Experts: Lives at risk if no sleep tests for train engineers


By Michael Balsamo and Michael R. Sisak - Associated Press



U.S. officials are abandoning plans to require sleep apnea screening for truck drivers and train engineers, a decision that safety experts say puts millions of lives at risk.

The Federal Railroad Administration and Federal Motor Carrier Safety Administration said late last week that they are no longer pursuing the regulation that would require testing for the fatigue-inducing disorder that’s been blamed for deadly rail crashes in New York City and New Jersey and several highway crashes.

The agencies argue that it should be up to railroads and trucking companies to decide whether to test employees. One railroad that does test, Metro-North in the New York City suburbs, found that 11.6 percent of its engineers have sleep apnea.

The decision to kill the sleep apnea regulation is the latest step in President Donald Trump’s campaign to drastically slash federal regulations. The Trump administration has withdrawn or delayed hundreds of proposed regulations since he took office in January — moves the Republican president has said will help bolster economic growth.

Late last year, the FRA issued a safety advisory that was meant as a stopgap measure urging railroads to begin sleep apnea testing while the rules made their way through the regulatory process. Without a regulation mandating testing, which would have needed approval from Congress, regulators couldn’t cite trucking companies or railroads if a truck or train crashed because the operator fell asleep at the helm.

Sleep apnea is especially troubling for the transportation industry because sufferers are repeatedly awakened and robbed of rest as their airway closes and their breathing stops, leading to dangerous daytime drowsiness. Treatments include wearing a pressurized breathing mask, oral appliances or nasal strips to force the airway open while sleeping. Some severe cases require surgery.
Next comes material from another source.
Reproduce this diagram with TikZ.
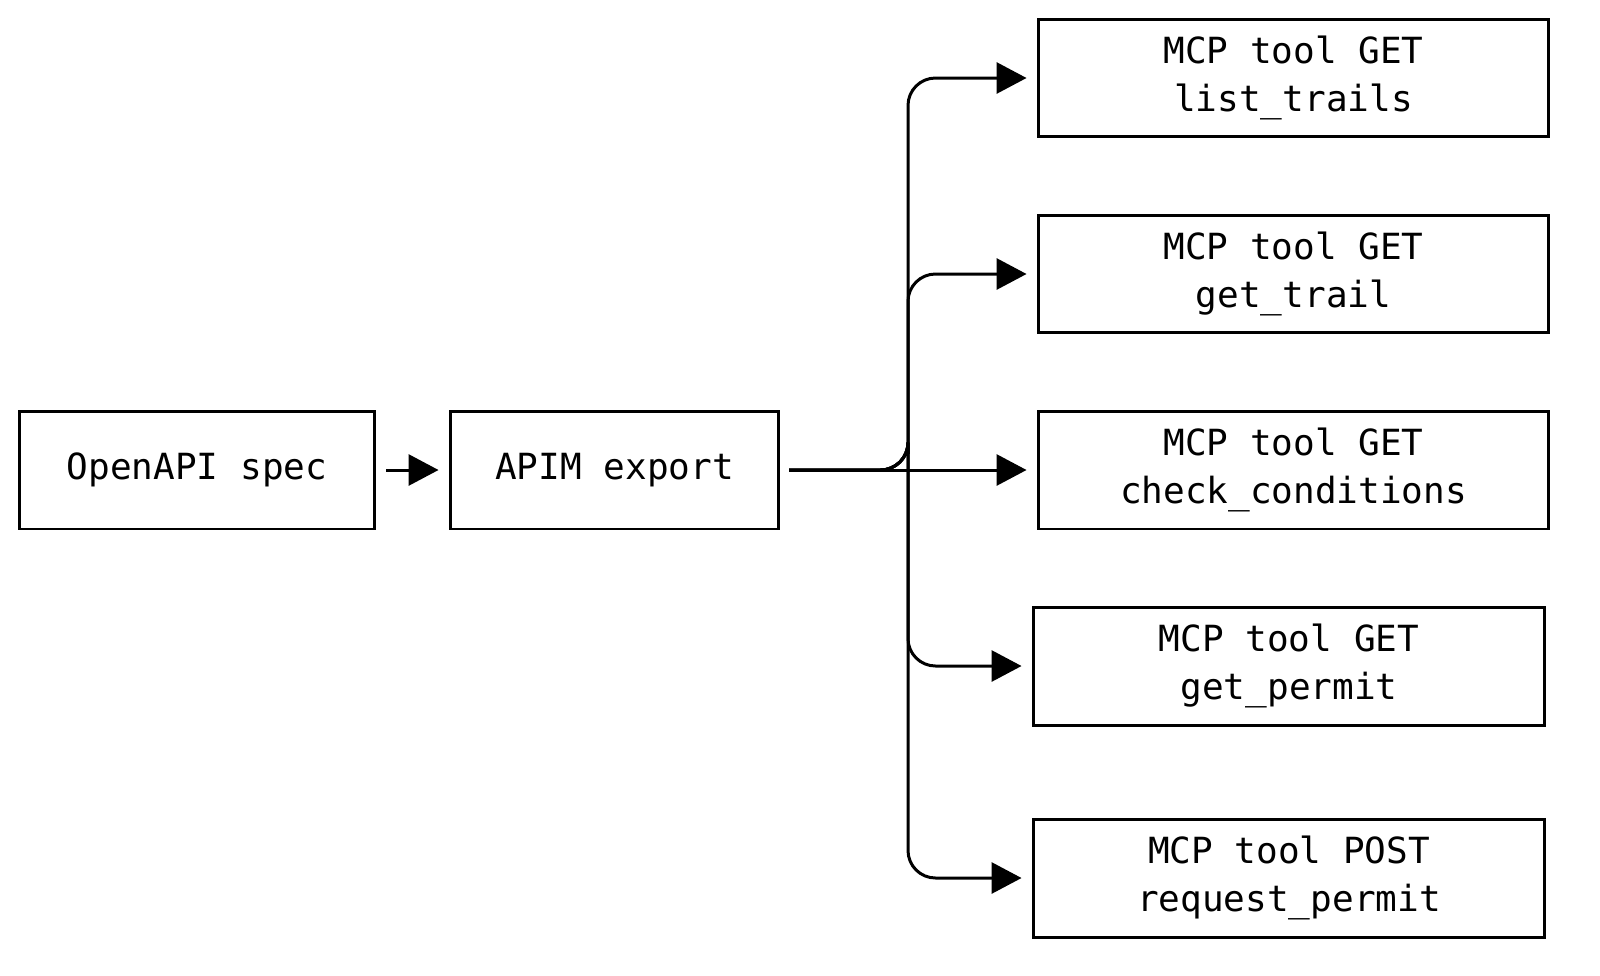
\documentclass[tikz,border=0pt]{standalone}
\usepackage{fontspec}
\setmonofont{DejaVu Sans Mono}
\usetikzlibrary{arrows.meta}
\begin{document}
\begin{tikzpicture}[x=0.02cm,y=-0.02cm,
  box/.style={draw,line width=0.06cm,minimum height=2.36cm,font=\ttfamily\fontsize{20.5}{27}\selectfont,align=center,inner sep=0pt},
  conn/.style={line width=0.06cm,-{Triangle[length=0.6cm,width=0.62cm]},rounded corners=0.55cm}]
\useasboundingbox (0,0) rectangle (1600,975);
\node[box,minimum width=7.12cm] (spec) at (197,470) {OpenAPI spec};
\node[box,minimum width=6.58cm] (apim) at (614.5,470) {APIM export};
\node[box,minimum width=10.22cm] (t1) at (1293.5,78) {MCP tool GET\\list\_trails};
\node[box,minimum width=10.22cm] (t2) at (1293.5,274) {MCP tool GET\\get\_trail};
\node[box,minimum width=10.22cm] (t3) at (1293.5,470) {MCP tool GET\\check\_conditions};
\node[box,minimum width=10.24cm] (t4) at (1289,666) {MCP tool GET\\get\_permit};
\node[box,minimum width=10.24cm] (t5) at (1289,878) {MCP tool POST\\request\_permit};
\coordinate (s) at (789,470);
\draw[conn] ([xshift=0.2cm]spec.east) -- ([xshift=-0.2cm]apim.west);
\foreach \t in {t1,t2,t4,t5}
  \draw[conn] (s) -| (908,470) |- ([xshift=-0.2cm]\t.west);
\draw[conn] (s) -- ([xshift=-0.2cm]t3.west);
\end{tikzpicture}
\end{document}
“It’s very hard to argue that people aren’t being put at risk,” said Sarah Feinberg, the former administrator of the FRA, who had issued the safety advisory in December. “We cannot have someone who is in that condition operating either a train going 70 mph or operating a multi-ton truck traveling down the interstate. It’s just not an appropriate level of risk to be exposing passengers and the traveling public to.”

The National Transportation Safety Board said it was disappointed the agencies decided to scrap the “much-needed rulemaking.”

“Obstructive sleep apnea has been in the probable cause of 10 highway and rail accidents investigated by the NTSB in the past 17 years and obstructive sleep apnea is an issue being examined in several, ongoing, NTSB rail and highway investigations,” NTSB spokesman Christopher O’Neil said.

The NTSB has long recommended sleep apnea testing for engineers, and Metro-North and the Long Island Rail Road started requiring it after finding the engineer in a 2013 Metro-North crash had fallen asleep at the controls because he had a severe, undiagnosed case of sleep apnea. The engineer, William Rockefeller, told investigators he felt strangely “dazed” right before the crash, which occurred as he sped through a 30 mph curve at 82 mph.

Train engineers are currently required to undergo vision and hearing testing at least every three years. Some railroads require annual physicals, but there are no federal standards for comprehensive medical exams. Many of the largest passenger railroads, including Amtrak, require engineers to undergo sleep apnea screening.

The Association of American Railroads, an industry group, said railroads are continuing to take steps to combat worker fatigue, including confidential sleep disorder screening and treatment.

Marc Willis, a spokesman for the FRA, said the agency sought information from the public about sleep apnea and “believes that current railroad and FRA safety programs sufficiently address this risk.”

Feinberg said that isn’t sufficient and the government shouldn’t rely on industries regulating themselves.